Regardless of what happens to the old PG&E building, the City Council is moving forward.
A brand new Youth Center may be a distant light at the end of the tunnel, but parties involved sound positive and resolute moving on one step at a time.
“We’ll move forward with the remodeling of the (San Ysidro) building, which is serving right now as our interim youth center,” Bracco explained. “In the meantime we’ll try to sell this (PG&E) building off. But regardless if the building sells or not, we’re moving forward with updating this San Ysidro building so the youth have a safe place to be in the afternoon.”
It’s a ways down the road, but Bracco emphasized his commitment to seeing a new facility built in Gilroy. He said the possibility of obtaining grant money to make it happen was discussed in Monday night’s council meeting.
Similarly, Stubchaer doesn’t think the current location is nearly big enough for a permanent youth center, but said it’s serving its purpose well as an interim. He believes a new building is in the city’s facilities master plan, and is listed at an estimated 9.5 million dollar cost.
Smelser agrees constructing a brand new facility is several years away.
“It is in the plan to use the proceeds from that sale to fund design construction of the interim center,” he said. “We will go ahead and complete the youth center. Working on that is our top priority.”
As far as the current venue goes, Bracco said the San Ysidro location – which is nine and one-fourths of an acre with picnic and barbecue areas, restrooms, jogging and hiking paths, a children’s play area, open play field and basketball and handball courts – is spacious and accommodating for the number of people who visit.
It is, after all, a park.
The San Ysidro Building could use some Botox, though.
“It’s not a user-friendly building right now,” said Bracco. “We’ll bring it all up to date.”
Right now it has a small kitchen, a storage room and bathrooms on the outside. Sleek improvements and additions will include – to name a few – skylights, a reconfigured kitchen area, indoor unisex bathroom, lockable storage closet, office area, paint job and new signage.

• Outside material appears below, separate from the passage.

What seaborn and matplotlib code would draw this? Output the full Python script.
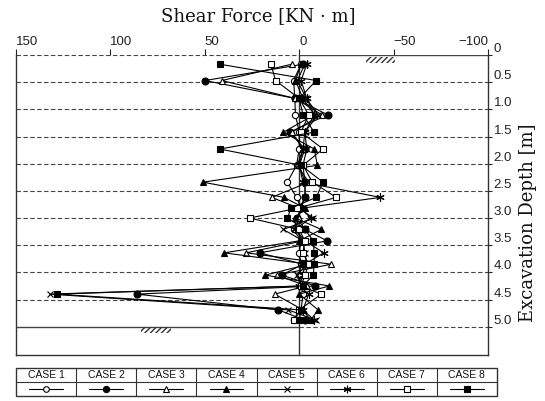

Greg Garcia, a recreation coordinator with the City of Gilroy, has worked for the city since 1996. He’s seen the Youth Center through thick and thin as it migrated from the PG&E location, to temporary headquarters at the senior center at 7371 Hanna Street to its present location.
“When we closed down our (Sixth and Railroad street) location, we were kind of chasing our tail,” he recalled.
Comparing their current location to the PG&E Building, both have plus and minuses – but San Ysidro is decidedly better, Garcia said. He describes it as comfortable and “free range,” musing kids can play football on real grass, instead of inside on artificial grass. He also praises the park’s condition and surrounding hiking trail, which he said is maintained diligently.
“It’s a little bigger and closer to the people that need the program,” he concluded, but pointed out the PG&E site had boxing amenities and private offices.
According to Garcia, the number of kids who filter in and out of the center can hit around 20 on a rainy day during the winter, to more than 150 during summer months. He said on average, numbers can range between 35-45 daily.